The New York Times
reports that the
movement to lower the drinking age is gathering steam. On my other blog, I
posted about this last year and said:
I have a few brief reactions. First, I don't have a strong opinion on the matter, other than I'd be troubled by 18 year old high-school students being able to buy alcohol.
In principle, the general idea of a less restrictive drinking law might appeal to Libertarians, but drinking licenses? That'll lose Libertarian support fast.
He makes an argument about current law criminalizing parents who try to teach their kids to drink responsibly. First, is serving alcohol necessary to do this? Second, as we saw a few weeks ago, this isn't illegal in 31 states. Third, when is the last time you heard of parents fined or arrested for allowing their teen to have a glass of wine with dinner?
Some of his arguments are a stretch -- for example, using SAMHSA's increased attention to underage drinking as an argument against the existing policy and implying that there's a relationship between the 21 year old drinking law and younger ages of first use.
The fact that we currently have problems, isn't necessarily a good argument against the status quo. Anyone who's honest with themselves will recognize that there is no such thing as a problem-free drug and alcohol policy. As I've said before in this blog, these drug policy questions are all about trade offs and, recognizing that every policy requires living with some problems, the questions you have to wrestle with are:
- Which problems are intolerable and which are you willing to tolerate?

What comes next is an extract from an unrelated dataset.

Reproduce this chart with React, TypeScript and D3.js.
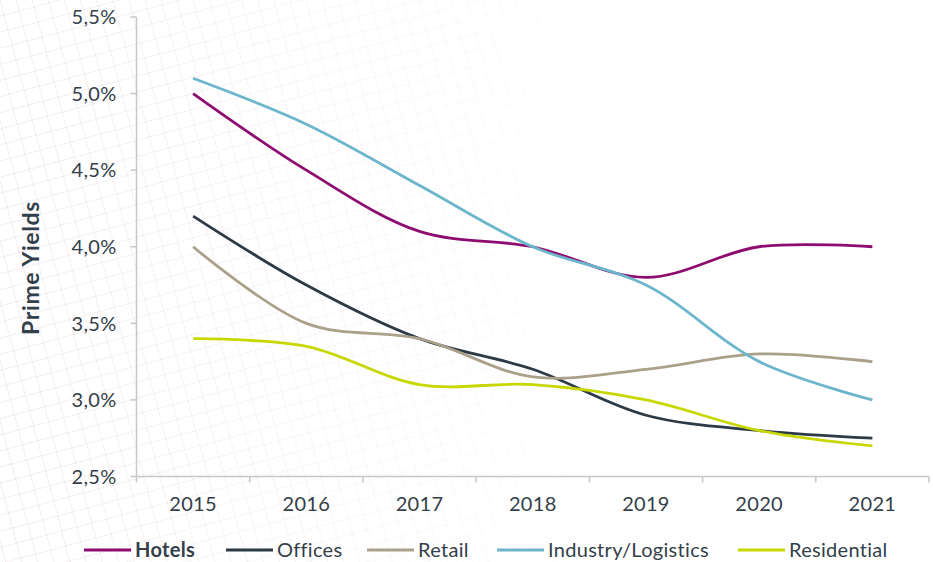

- How do you make these decisions? (I'd suggest that even responses that purport to be value-free are value laden.)
- Which policy (or combination of policies) best balances these values?
It seems like these discussions would generate more light if people were a little more honest in acknowledging the problems inherent in their pet theory.
Ezra Klein offers his take
here:
21 is, of course, a bizarre marker. Demanding that kids refrain from drinking for three years after they become legal adults and, in most cases, leave their parent's supervision, is a bit odd. "Welcome to adulthood, except when it comes to beverage choice!" But this could point the way towards a grand new education policy scheme: Drinking age is 18...if you attain a college-worthy GPA. Otherwise, 21. Implement that and you'll blow those other, way lamer, educational attainment proposals out of the water.
I stand by my earlier comments and I'm still concerned about about the relationship between legal drinking age, age of first use, and dependence later in life. However, it does seem that there is little cultural "buy in" for the current drinking age, particularly for 19 and 20 year olds--we're deeply ambivalent about it and this ambivalence turns into permissiveness that seems to drift downward toward high school aged teens. Parents excuse (and sometimes facilitate) underage drinking, police often do little more than dump alcohol, and no one feels strongly enough to challenge it directly or there is not enough consensus to challenge it effectively. If the drinking age was lowered to post-high school and there was broad consensus that this was important to enforce, maybe that would not be such a bad thing.